▶ _WHAT THE TASK ASKS_
Give back exactly the lines from the beginning of the listing below to the line holding "plt.rcParams['font.family'] = ['Liberation", both ends included; the pictures stay out.

▶ _SOURCE DATA_

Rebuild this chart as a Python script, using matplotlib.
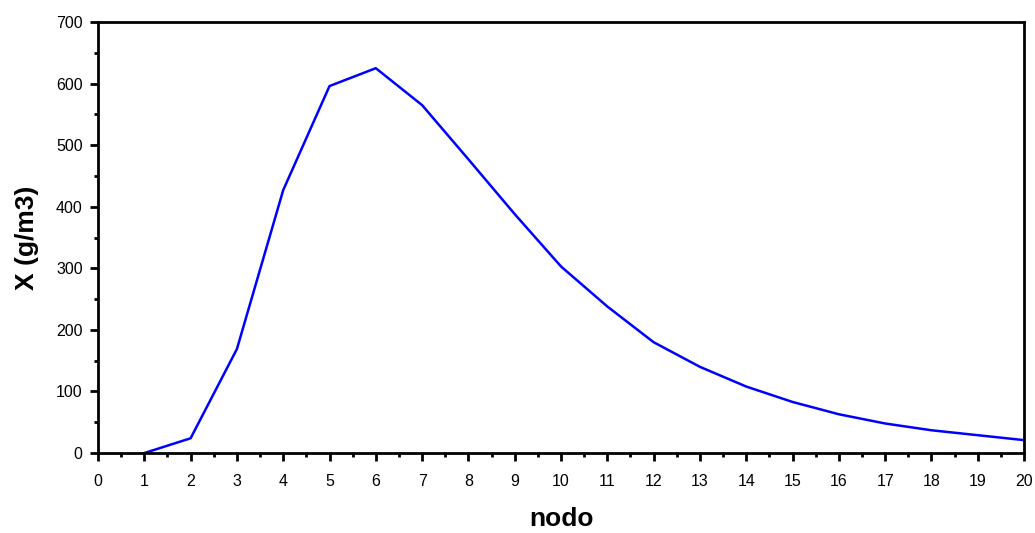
import numpy as np
import matplotlib
matplotlib.use("Agg")
import matplotlib.pyplot as plt
from matplotlib.ticker import MultipleLocator

plt.rcParams['font.family'] = ['Liberation Sans', 'DejaVu Sans']

nodo = [1, 2, 3, 4, 5, 6, 7, 8, 9, 10, 11, 12, 13, 14, 15, 16, 17, 18, 19, 20]
X = [0, 24, 169, 427, 596, 625, 565, 477, 388, 303, 238, 180, 140, 108, 83, 63, 48, 37, 29, 21]

fig = plt.figure(figsize=(10.35, 5.33), dpi=100)
ax = fig.add_axes([0.0947, 0.150, 0.8947, 0.8087])
ax.plot(nodo, X, color='#0000ff', linewidth=1.8)

ax.set_xlim(0, 20)
ax.set_ylim(0, 700)
ax.xaxis.set_major_locator(MultipleLocator(1))
ax.xaxis.set_minor_locator(MultipleLocator(0.5))
ax.yaxis.set_major_locator(MultipleLocator(100))
ax.yaxis.set_minor_locator(MultipleLocator(50))
ax.tick_params(which='major', direction='out', length=6, width=2, labelsize=11.5)
ax.tick_params(which='minor', direction='out', length=3, width=2)
ax.tick_params(axis='x', which='major', pad=9)
ax.tick_params(axis='y', which='major', pad=5)
for s in ax.spines.values():
    s.set_linewidth(2)

ax.set_xlabel('nodo', fontsize=19, fontweight='bold', labelpad=13)
ax.set_ylabel('X (g/m3)', fontsize=19, fontweight='bold', labelpad=12)

fig.savefig('out.png', dpi=100)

▶ _THE ANSWER_
Rebuild this chart as a Python script, using matplotlib.
import numpy as np
import matplotlib
matplotlib.use("Agg")
import matplotlib.pyplot as plt
from matplotlib.ticker import MultipleLocator

plt.rcParams['font.family'] = ['Liberation Sans', 'DejaVu Sans']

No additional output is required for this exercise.